What a cracker of a day. Gorgeous blue skies and only a slight nip to the air, what more can you do but get outside, walk and soak it all up.
I was stumped at first for where to walk, as the rivers and canals of the broads are not that well blessed with bridges. You could walk for miles and not find one, so making a circular walk was not easy to do. The Internet was much help either, all the sites I found were either for short walks, out and backs, or by boat!
I ended up in Reedham, a slightly untidy looking place but with a nice mooring along the banks of the River Yarle, and a swing bridge that carries the railway line over. I set out filling the dyke alongside the Yarle, and really enjoyed the big skies and horizon being so far off. A real contrast to being on hills and mountains for the last couple of months.

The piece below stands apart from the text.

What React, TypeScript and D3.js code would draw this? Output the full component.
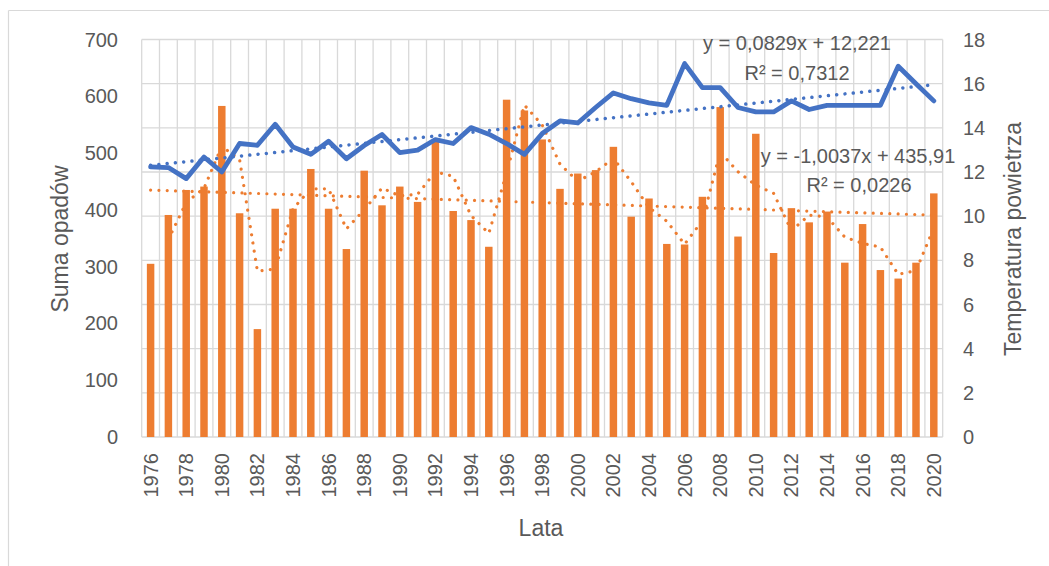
import React from "react";
import * as d3 from "d3";

const years: number[] = [
  1976, 1977, 1978, 1979, 1980, 1981, 1982, 1983, 1984, 1985, 1986, 1987, 1988, 1989, 1990,
  1991, 1992, 1993, 1994, 1995, 1996, 1997, 1998, 1999, 2000, 2001, 2002, 2003, 2004, 2005,
  2006, 2007, 2008, 2009, 2010, 2011, 2012, 2013, 2014, 2015, 2016, 2017, 2018, 2019, 2020,
];

const precipitation: number[] = [
  305, 391, 435, 441, 583, 394, 190, 402, 402, 472, 402, 331, 469, 408, 441,
  414, 520, 398, 382, 335, 594, 575, 524, 437, 464, 470, 511, 388, 420, 340,
  339, 423, 581, 353, 534, 324, 403, 378, 397, 307, 375, 294, 279, 307, 429,
];

const temperature: number[] = [
  12.23, 12.2, 11.7, 12.68, 12.0, 13.29, 13.21, 14.16, 13.13, 12.8, 13.39, 12.6, 13.2, 13.7, 12.88,
  12.99, 13.47, 13.29, 14.01, 13.71, 13.29, 12.8, 13.74, 14.31, 14.22, 14.92, 15.58, 15.32, 15.13, 15.02,
  16.91, 15.82, 15.82, 14.92, 14.72, 14.72, 15.22, 14.83, 15.02, 15.02, 15.02, 15.02, 16.79, 16.0, 15.22,
];

const leftTicks: number[] = [0, 100, 200, 300, 400, 500, 600, 700];
const rightTicks: number[] = [0, 2, 4, 6, 8, 10, 12, 14, 16, 18];

const tempTrend = { slope: 0.0829, intercept: 12.221, label: "y = 0,0829x + 12,221", r2: "R² = 0,7312" };
const precTrend = { slope: -1.0037, intercept: 435.91, label: "y = -1,0037x + 435,91", r2: "R² = 0,0226" };

const TEXT = "#595959";
const GRID = "#d9d9d9";
const ORANGE = "#ED7D31";
const BLUE = "#4472C4";
const FONT = "'Liberation Sans', Arial, sans-serif";

export default function App() {
  const W = 1049, H = 566;
  const left = 141.7, right = 942.7, top = 39.5, bottom = 437;

  const x = d3.scaleBand<number>().domain(years).range([left, right]).padding(0);
  const yL = d3.scaleLinear().domain([0, 700]).range([bottom, top]);
  const yR = d3.scaleLinear().domain([0, 18]).range([bottom, top]);
  const cx = (yr: number) => (x(yr) as number) + x.bandwidth() / 2;
  const barW = x.bandwidth() * 0.42;

  const tempLine = d3.line<number>()
    .x((_, i) => cx(years[i]))
    .y((d) => yR(d));

  const movAvg: [number, number][] = precipitation.slice(1).map((v, i) => [
    cx(years[i + 1]),
    yL((v + precipitation[i]) / 2),
  ]);
  const ptLine = d3.line<[number, number]>();

  const n = years.length;
  const tempTrendPts: [number, number][] = [
    [cx(years[0]), yR(tempTrend.slope * 1 + tempTrend.intercept)],
    [cx(years[n - 1]), yR(tempTrend.slope * n + tempTrend.intercept)],
  ];
  const precTrendPts: [number, number][] = [
    [cx(years[0]), yL(precTrend.slope * 1 + precTrend.intercept)],
    [cx(years[n - 1]), yL(precTrend.slope * n + precTrend.intercept)],
  ];

  const dotted = { strokeDasharray: "0.01 8.3", strokeLinecap: "round" as const, fill: "none" };

  return (
    <svg width={W} height={H} style={{ position: "absolute", left: 0, top: 0, background: "#fff" }} fontFamily={FONT}>
      <rect x={0} y={0} width={W} height={H} fill="#fff" />
      {/* chart border */}
      <line x1={8.5} y1={10.5} x2={W} y2={10.5} stroke={GRID} strokeWidth={1.2} />
      <line x1={8.5} y1={10.5} x2={8.5} y2={H} stroke={GRID} strokeWidth={1.2} />

      {/* horizontal gridlines (right axis) */}
      {rightTicks.map((t) => (
        <line key={"h" + t} x1={left} x2={right} y1={yR(t)} y2={yR(t)} stroke={GRID} strokeWidth={1.3} />
      ))}
      {/* vertical gridlines */}
      {years.map((yr) => (
        <line key={"v" + yr} x1={x(yr)} x2={x(yr)} y1={top} y2={bottom} stroke={GRID} strokeWidth={1.3} />
      ))}
      <line x1={right} x2={right} y1={top} y2={bottom} stroke={GRID} strokeWidth={1.3} />

      {/* bars */}
      {precipitation.map((v, i) => (
        <rect key={"b" + i} x={cx(years[i]) - barW / 2} y={yL(v)} width={barW} height={yL(0) - yL(v)} fill={ORANGE} />
      ))}

      {/* precipitation trendlines */}
      <path d={ptLine(precTrendPts) || ""} stroke={ORANGE} strokeWidth={3.2} {...dotted} />
      <path d={ptLine(movAvg) || ""} stroke={ORANGE} strokeWidth={3.2} {...dotted} />

      {/* temperature line */}
      <path d={tempLine(temperature) || ""} stroke={BLUE} strokeWidth={4.8} fill="none" strokeLinejoin="round" strokeLinecap="round" />
      <path d={ptLine(tempTrendPts) || ""} stroke={BLUE} strokeWidth={3.5} {...dotted} />

      {/* left axis labels */}
      {leftTicks.map((t) => (
        <text key={"l" + t} x={118} y={yL(t)} dy="0.35em" textAnchor="end" fontSize={20} fill={TEXT}>{t}</text>
      ))}
      {/* right axis labels */}
      {rightTicks.map((t) => (
        <text key={"r" + t} x={963} y={yR(t)} dy="0.35em" textAnchor="start" fontSize={20} fill={TEXT}>{t}</text>
      ))}
      {/* x labels */}
      {years.filter((_, i) => i % 2 === 0).map((yr) => (
        <text key={"x" + yr} transform={`translate(${cx(yr)},453) rotate(-90)`} dy="0.35em" textAnchor="end" fontSize={20} fill={TEXT}>{yr}</text>
      ))}

      {/* axis titles */}
      <text transform={`translate(60,239) rotate(-90)`} dy="0.35em" textAnchor="middle" fontSize={23} fill={TEXT}>Suma opadów</text>
      <text transform={`translate(1013,239) rotate(-90)`} dy="0.35em" textAnchor="middle" fontSize={23} fill={TEXT}>Temperatura powietrza</text>
      <text x={541} y={536} textAnchor="middle" fontSize={23} fill={TEXT}>Lata</text>

      {/* trend equations */}
      <text x={797} y={50} textAnchor="middle" fontSize={20} fill={TEXT}>{tempTrend.label}</text>
      <text x={797} y={80} textAnchor="middle" fontSize={20} fill={TEXT}>{tempTrend.r2}</text>
      <text x={858} y={163} textAnchor="middle" fontSize={20} fill={TEXT}>{precTrend.label}</text>
      <text x={859} y={192} textAnchor="middle" fontSize={20} fill={TEXT}>{precTrend.r2}</text>
    </svg>
  );
}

I met a couple of chaps out photographing the wildlife and had a chat with them for a while. One guy turned out to be a meteorite dealer, claimed to be the only one full time in the UK. Past retirement, and spending most days out with the camera, an excuse for walking and keeping fit.
On reaching the Berney Arms Inn, stuck out in the middle of nowhere and closed for the season (Freehold for Sale), I realised I was in a place called Langley Marsh. Now there’s a coincidence. Bugger all in this one, apart from marshes and wildlife. Perhaps the better for it!

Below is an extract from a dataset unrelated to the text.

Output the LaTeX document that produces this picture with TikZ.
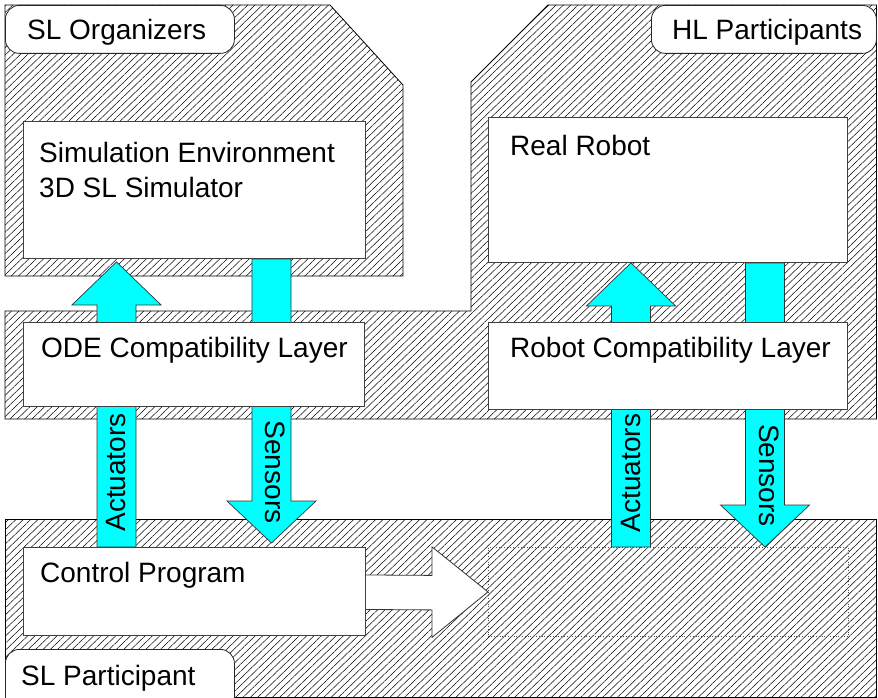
\documentclass[tikz,border=0pt]{standalone}
\usepackage{fontspec}
\setmainfont{Liberation Sans}
\usetikzlibrary{calc,patterns.meta,positioning}
\definecolor{flowcyan}{RGB}{0,255,255}

\pgfdeclarelayer{regions}
\pgfdeclarelayer{flows}
\pgfsetlayers{regions,flows,main}

\tikzset{
  region/.style={draw=black, line width=0.8pt, fill=white,
    postaction={pattern={Lines[angle=44, distance=5.1pt, line width=0.5pt]}, pattern color=black}},
  tag/.style={draw=black!85, fill=white, rounded corners=14pt, line width=0.8pt, anchor=north west, inner sep=0pt},
  box/.style={draw=black!75, fill=white, line width=0.9pt, anchor=north west, inner sep=0pt},
  target/.style={draw=black!70, dotted, line width=0.8pt, anchor=north west, inner sep=0pt},
  txt/.style={font=\fontsize{28}{34}\selectfont, inner sep=0pt, anchor=base west},
  cyanflow/.style={fill=flowcyan, draw=black!80, line width=0.7pt, line join=miter},
  whiteflow/.style={fill=white, draw=black!80, line width=0.8pt, line join=miter}
}

% vertical block arrow: #1 tail, #2 tip, #3 signed head length
\newcommand{\blockarrow}[3]{%
  \draw[cyanflow] ($(#1)+(-19.5,0)$) -- ($(#2)+(-19.5,#3)$) -- ($(#2)+(-44.5,#3)$) -- (#2)
    -- ($(#2)+(44.5,#3)$) -- ($(#2)+(19.5,#3)$) -- ($(#1)+(19.5,0)$) -- cycle;}

\begin{document}
\begin{tikzpicture}[x=1pt, y=-1pt]
\useasboundingbox (0,0) rectangle (878,698);

% hatched areas
\begin{pgfonlayer}{regions}
\draw[region] (5,5) -- (330,5) -- (403,85) -- (403,276) -- (5,276) -- cycle;
\draw[region] (5,311) -- (471,311) -- (471,82) -- (548,5) -- (876.5,5) -- (876.5,419) -- (5,419) -- cycle;
\draw[region] (5,519) -- (876.5,519) -- (876.5,697.5) -- (5,697.5) -- cycle;
\end{pgfonlayer}

% group tags
\node[tag, minimum width=229, minimum height=48] (orgtag) at (5,5) {};
\node[txt] (orgtxt) at ($(orgtag.north west)+(22,35)$) {SL Organizers};
\node[tag, minimum width=225, minimum height=48] (hltag) at (651,5) {};
\node[txt] (hltxt) at ($(hltag.north west)+(21,35)$) {HL Participants};
\node[tag, minimum width=229, minimum height=64] (parttag) at (5,649) {};
\node[txt] (parttxt) at ($(parttag.north west)+(16,36)$) {SL Participant};

% components
\node[box, minimum width=342, minimum height=137] (sim) at (23,121) {};
\node[txt] (simt1) at ($(sim.north west)+(16,42)$) {Simulation Environment};
\node[txt] (simt2) at ($(sim.north west)+(16,76)$) {3D SL Simulator};

\node[box, minimum width=359, minimum height=145] (robot) at (488,117) {};
\node[txt] (robott) at ($(robot.north west)+(22,39)$) {Real Robot};

\node[box, minimum width=341, minimum height=84] (ode) at (23,322) {};
\node[txt] (odet) at ($(ode.north west)+(18,35)$) {ODE Compatibility Layer};

\node[box, minimum width=359, minimum height=87] (rcl) at (488,322) {};
\node[txt] (rclt) at ($(rcl.north west)+(22,35)$) {Robot Compatibility Layer};

\node[box, minimum width=342, minimum height=88] (ctrl) at (23,547) {};
\node[txt] (ctrlt) at ($(ctrl.north west)+(17,35)$) {Control Program};

\node[target, minimum width=360, minimum height=89] (dest) at (488,547) {};

% flows
\begin{pgfonlayer}{flows}
\blockarrow{$(ctrl.north west)+(93.5,0)$}{$(sim.south west)+(93.5,3)$}{43}
\blockarrow{$(sim.south west)+(248.5,0)$}{$(ctrl.north west)+(248.5,-4)$}{-42}
\blockarrow{$(dest.north west)+(143,0)$}{$(robot.south west)+(143,0)$}{43}
\blockarrow{$(robot.south west)+(277,0)$}{$(dest.north west)+(277,0)$}{-42}
\draw[whiteflow] ($(ctrl.east)+(-2,-16.5)$) -- ($(dest.west)+(-56,-16.5)$) -- ($(dest.west)+(-56,-45)$)
  -- (dest.west) -- ($(dest.west)+(-56,45.5)$) -- ($(dest.west)+(-56,18)$) -- ($(ctrl.east)+(-2,18)$) -- cycle;
\end{pgfonlayer}

% flow labels
\node[txt, anchor=center, rotate=90] (actl) at (116,472.5) {Actuators};
\node[txt, anchor=center, rotate=-90] (senl) at (275,472) {Sensors};
\node[txt, anchor=center, rotate=90] (actr) at (630.5,473) {Actuators};
\node[txt, anchor=center, rotate=-90] (senr) at (769,475.5) {Sensors};
\end{tikzpicture}
\end{document}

I then picked up the Weavers Way and headed west, coming across the Berney Arms station, reputedly Britain’s most remote railway station. There ain’t much to it, a platform long enough for only one carriage, which is fine because that is as big as the trains appear to get.
I sloshed about in wet fields and muddy gateways before reaching the village of Halvergate and getting back to quiet lanes for the return.
Once back, I was immediately engaged by a local and fellow campervan owner, who went on at length about vans and their intricacies, and was convinced I was a brave and fearless sole for wildcamping on such placed as Great Yarmouth promenade (akin to Beiruit apparently) but seemed lovely and quiet to me. He then went on at length about a chap called Guy Martin off the telly, I’ve no idea, but he appears to be a bit of a fearless nutter on motorbikes and the like, so somehow my exploits and his and the same in the eyes of this chap.
Noting after he’d left, another couple stopped for a chat and they too seemed to be full of doom and gloom for the life of a campervan owner, they also having one. I’m assuming this is a reflection on the people of Norfolk and their outlook on life.
Normal for Norfolk? Maybe.
Anyway, the sun shortly set and rounded off a lovely day. Another one noted to come back to for more walking.